I know that the Seattle school district is taking this very seriously. I've talked to a few of the school board members. I talked to the superintendent, and they want to work really hard to make sure that children are safe in our schools and that they are excelling. They know they have to make more concrete steps. They know that parents have to understand and know more. And they know that we have to have a system so that if there's teachers who have done things that are abusive to students, that there's more transparency ... and greater accountability.

Browning: Washington's presidential primary is coming up in a few weeks. Which candidate do you think would be best for Seattle?

Durkan: When I speak officially as mayor, I can't take political positions.

Browning: You can speak as a citizen, if you'd like.

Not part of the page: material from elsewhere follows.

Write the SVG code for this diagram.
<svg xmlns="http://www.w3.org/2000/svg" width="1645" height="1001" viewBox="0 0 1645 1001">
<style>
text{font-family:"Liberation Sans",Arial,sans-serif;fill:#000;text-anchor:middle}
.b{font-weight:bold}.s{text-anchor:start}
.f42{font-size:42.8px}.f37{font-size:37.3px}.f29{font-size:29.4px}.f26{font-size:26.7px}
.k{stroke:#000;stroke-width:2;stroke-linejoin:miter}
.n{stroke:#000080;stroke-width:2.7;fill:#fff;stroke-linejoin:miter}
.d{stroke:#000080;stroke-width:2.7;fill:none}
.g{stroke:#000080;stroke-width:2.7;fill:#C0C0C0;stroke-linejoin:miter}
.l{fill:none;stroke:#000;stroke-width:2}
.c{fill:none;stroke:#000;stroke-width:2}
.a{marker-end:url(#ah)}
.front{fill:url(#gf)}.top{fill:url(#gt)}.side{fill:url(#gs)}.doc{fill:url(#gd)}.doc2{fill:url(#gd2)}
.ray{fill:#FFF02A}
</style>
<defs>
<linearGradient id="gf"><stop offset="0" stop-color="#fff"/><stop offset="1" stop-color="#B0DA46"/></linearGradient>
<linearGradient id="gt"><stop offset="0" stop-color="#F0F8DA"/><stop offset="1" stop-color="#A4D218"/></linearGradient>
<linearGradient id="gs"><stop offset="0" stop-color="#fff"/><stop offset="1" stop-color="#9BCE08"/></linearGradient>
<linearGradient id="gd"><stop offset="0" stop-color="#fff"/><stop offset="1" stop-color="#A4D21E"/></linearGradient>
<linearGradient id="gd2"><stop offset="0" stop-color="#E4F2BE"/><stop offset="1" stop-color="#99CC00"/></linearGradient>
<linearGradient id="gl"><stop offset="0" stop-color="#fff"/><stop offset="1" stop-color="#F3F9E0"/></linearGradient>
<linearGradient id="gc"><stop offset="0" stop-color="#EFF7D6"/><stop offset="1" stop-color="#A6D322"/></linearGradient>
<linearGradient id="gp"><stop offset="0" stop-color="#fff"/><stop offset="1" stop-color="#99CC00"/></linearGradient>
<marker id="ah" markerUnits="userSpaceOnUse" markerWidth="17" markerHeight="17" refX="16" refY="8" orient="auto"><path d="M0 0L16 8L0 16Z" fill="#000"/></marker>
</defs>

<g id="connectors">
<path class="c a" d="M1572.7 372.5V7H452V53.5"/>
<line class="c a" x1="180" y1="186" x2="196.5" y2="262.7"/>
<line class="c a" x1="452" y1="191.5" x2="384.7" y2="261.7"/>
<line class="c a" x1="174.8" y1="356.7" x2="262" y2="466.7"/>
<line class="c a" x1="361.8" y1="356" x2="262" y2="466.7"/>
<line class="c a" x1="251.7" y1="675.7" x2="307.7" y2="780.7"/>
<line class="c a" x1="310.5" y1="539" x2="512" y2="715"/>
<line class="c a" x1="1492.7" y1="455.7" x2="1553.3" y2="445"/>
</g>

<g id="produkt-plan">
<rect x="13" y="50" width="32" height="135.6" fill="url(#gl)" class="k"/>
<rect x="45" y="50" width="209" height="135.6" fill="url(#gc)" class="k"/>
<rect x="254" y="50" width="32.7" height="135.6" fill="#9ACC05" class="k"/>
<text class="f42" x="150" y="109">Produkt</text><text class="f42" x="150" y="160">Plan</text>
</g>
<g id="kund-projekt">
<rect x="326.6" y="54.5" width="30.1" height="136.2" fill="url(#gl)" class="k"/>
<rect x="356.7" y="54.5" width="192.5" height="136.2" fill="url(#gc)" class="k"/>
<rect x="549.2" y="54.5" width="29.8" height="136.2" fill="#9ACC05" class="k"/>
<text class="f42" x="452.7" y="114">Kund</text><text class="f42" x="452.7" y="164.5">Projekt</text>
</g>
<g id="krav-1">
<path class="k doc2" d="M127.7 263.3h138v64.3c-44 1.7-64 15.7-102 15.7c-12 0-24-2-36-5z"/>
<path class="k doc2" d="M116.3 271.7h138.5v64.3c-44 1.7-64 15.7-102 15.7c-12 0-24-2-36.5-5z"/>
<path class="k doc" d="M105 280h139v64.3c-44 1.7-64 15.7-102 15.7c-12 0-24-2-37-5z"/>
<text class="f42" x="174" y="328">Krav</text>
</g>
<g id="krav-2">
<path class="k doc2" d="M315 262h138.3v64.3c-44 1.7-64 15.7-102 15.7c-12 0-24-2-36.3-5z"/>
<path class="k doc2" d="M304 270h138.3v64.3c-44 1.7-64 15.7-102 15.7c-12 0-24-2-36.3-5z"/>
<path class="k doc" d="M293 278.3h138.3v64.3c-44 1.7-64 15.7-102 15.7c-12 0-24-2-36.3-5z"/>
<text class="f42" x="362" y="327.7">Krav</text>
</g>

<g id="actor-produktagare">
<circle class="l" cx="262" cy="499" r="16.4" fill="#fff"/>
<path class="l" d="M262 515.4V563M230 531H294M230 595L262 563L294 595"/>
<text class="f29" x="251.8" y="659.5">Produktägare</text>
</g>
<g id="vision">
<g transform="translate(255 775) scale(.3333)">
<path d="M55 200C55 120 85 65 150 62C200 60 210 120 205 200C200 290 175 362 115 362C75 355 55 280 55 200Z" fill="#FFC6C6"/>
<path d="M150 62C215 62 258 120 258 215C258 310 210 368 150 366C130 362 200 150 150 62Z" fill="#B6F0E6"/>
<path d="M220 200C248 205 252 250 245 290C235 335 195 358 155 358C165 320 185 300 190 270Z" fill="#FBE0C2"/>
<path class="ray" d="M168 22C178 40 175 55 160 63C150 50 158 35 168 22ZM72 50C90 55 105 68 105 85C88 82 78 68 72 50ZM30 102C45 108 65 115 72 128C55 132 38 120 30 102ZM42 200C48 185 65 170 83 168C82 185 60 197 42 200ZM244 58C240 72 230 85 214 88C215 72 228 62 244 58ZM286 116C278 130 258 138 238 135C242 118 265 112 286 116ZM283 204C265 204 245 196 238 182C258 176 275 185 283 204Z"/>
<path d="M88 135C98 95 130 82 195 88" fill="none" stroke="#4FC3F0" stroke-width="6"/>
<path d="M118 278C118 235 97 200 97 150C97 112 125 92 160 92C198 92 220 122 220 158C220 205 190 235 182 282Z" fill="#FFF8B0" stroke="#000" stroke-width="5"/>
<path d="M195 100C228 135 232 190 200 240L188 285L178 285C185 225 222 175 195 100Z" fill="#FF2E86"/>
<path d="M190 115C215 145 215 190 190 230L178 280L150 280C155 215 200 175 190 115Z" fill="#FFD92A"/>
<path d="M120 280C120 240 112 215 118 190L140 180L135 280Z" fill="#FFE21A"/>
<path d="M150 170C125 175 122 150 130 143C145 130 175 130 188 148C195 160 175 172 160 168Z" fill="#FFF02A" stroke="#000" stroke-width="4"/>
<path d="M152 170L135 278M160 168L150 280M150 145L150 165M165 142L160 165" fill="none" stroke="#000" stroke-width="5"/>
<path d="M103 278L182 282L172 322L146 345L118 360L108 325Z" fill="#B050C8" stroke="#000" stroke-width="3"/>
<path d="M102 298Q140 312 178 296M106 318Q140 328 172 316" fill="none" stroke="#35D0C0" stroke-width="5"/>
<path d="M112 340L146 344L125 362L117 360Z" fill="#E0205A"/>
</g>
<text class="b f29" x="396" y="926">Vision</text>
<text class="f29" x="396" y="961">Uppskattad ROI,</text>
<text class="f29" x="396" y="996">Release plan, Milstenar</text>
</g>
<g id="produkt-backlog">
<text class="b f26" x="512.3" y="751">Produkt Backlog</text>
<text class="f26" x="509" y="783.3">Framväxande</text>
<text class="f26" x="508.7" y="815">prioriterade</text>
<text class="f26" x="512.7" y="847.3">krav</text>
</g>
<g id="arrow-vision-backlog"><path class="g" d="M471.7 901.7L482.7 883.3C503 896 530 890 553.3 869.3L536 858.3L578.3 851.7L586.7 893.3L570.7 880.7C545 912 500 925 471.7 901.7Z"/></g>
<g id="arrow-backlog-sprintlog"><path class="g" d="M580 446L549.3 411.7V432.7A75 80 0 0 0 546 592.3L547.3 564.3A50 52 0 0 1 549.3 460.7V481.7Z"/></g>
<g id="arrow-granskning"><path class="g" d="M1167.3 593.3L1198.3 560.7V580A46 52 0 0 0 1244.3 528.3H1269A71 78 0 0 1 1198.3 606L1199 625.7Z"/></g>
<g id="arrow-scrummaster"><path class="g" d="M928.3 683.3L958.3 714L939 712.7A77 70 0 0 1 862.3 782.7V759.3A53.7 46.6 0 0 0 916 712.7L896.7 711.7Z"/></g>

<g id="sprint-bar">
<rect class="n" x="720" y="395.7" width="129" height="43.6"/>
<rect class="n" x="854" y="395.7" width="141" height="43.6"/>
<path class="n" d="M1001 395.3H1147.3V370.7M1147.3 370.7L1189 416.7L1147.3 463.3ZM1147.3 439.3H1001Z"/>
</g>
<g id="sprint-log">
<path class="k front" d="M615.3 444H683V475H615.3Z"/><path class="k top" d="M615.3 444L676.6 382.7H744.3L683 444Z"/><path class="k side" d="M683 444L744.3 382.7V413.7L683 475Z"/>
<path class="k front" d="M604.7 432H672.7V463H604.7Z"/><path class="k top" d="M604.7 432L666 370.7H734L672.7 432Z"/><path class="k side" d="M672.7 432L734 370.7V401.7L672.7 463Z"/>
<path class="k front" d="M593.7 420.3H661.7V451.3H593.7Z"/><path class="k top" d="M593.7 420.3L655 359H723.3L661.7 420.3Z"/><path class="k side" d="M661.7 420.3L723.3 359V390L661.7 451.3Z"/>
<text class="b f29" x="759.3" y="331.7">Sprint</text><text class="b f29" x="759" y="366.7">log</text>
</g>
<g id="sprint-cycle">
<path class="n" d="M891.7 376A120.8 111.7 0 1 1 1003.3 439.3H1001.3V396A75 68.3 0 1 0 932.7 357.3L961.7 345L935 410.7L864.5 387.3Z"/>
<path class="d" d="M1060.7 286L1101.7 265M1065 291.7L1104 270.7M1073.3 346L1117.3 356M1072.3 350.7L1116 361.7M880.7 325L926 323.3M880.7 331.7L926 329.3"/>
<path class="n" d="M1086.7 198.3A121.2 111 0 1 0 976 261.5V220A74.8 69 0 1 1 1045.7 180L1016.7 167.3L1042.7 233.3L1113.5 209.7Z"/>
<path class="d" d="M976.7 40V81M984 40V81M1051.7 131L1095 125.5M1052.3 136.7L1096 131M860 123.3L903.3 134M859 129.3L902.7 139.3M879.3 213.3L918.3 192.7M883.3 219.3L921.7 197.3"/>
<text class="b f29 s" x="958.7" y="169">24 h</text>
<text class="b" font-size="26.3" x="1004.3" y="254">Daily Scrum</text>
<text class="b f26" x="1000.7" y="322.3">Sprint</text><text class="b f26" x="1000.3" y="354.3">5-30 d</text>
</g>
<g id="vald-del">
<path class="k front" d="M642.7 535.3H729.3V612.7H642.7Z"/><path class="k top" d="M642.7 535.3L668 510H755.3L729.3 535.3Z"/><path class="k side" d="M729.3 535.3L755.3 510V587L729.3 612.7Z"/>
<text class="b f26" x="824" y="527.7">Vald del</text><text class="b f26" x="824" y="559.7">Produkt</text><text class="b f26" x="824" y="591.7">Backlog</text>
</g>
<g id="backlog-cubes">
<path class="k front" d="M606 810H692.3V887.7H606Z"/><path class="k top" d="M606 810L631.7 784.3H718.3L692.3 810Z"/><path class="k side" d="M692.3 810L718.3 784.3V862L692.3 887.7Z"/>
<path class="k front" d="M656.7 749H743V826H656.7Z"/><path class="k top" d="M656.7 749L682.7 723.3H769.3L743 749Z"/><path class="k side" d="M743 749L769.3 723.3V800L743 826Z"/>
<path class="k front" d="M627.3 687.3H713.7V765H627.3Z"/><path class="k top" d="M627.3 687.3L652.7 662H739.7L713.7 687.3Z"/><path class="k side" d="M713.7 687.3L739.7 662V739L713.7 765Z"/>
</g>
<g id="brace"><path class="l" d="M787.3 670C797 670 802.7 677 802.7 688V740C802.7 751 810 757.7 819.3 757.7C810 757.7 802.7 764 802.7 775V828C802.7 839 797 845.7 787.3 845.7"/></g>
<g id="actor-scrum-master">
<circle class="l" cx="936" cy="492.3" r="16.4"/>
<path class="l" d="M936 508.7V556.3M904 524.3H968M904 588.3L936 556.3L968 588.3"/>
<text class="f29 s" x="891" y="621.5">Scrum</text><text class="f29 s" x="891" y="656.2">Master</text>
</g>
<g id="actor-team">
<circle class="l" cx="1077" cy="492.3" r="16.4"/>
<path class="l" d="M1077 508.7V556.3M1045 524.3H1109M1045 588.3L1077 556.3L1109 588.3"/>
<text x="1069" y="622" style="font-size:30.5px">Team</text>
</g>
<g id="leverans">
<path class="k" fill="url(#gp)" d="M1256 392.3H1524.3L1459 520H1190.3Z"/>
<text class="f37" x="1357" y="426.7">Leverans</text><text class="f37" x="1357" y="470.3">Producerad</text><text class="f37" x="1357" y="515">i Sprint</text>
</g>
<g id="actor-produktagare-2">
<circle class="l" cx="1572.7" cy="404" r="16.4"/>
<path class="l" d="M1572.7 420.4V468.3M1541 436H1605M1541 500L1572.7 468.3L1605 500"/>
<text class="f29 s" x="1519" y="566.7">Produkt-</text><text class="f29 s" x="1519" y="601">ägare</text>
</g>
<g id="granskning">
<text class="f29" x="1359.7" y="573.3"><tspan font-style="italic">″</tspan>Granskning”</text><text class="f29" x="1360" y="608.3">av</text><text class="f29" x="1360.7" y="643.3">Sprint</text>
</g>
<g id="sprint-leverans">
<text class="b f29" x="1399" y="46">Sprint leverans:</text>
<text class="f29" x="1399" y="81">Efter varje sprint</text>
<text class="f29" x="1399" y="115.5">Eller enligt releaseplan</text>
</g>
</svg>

Durkan: I know -- I'm taking off my hat as mayor right now. We're finally getting a primary, which we've never had before that counted. The results of the caucuses four years ago were very different than the results of the primary. So I think no one really knows what's going to happen.

I am not yet supporting any candidate. It's my hope that we are able to have a political race that actually can focus on the issues that are important to Americans and not just on hyperbole and fighting.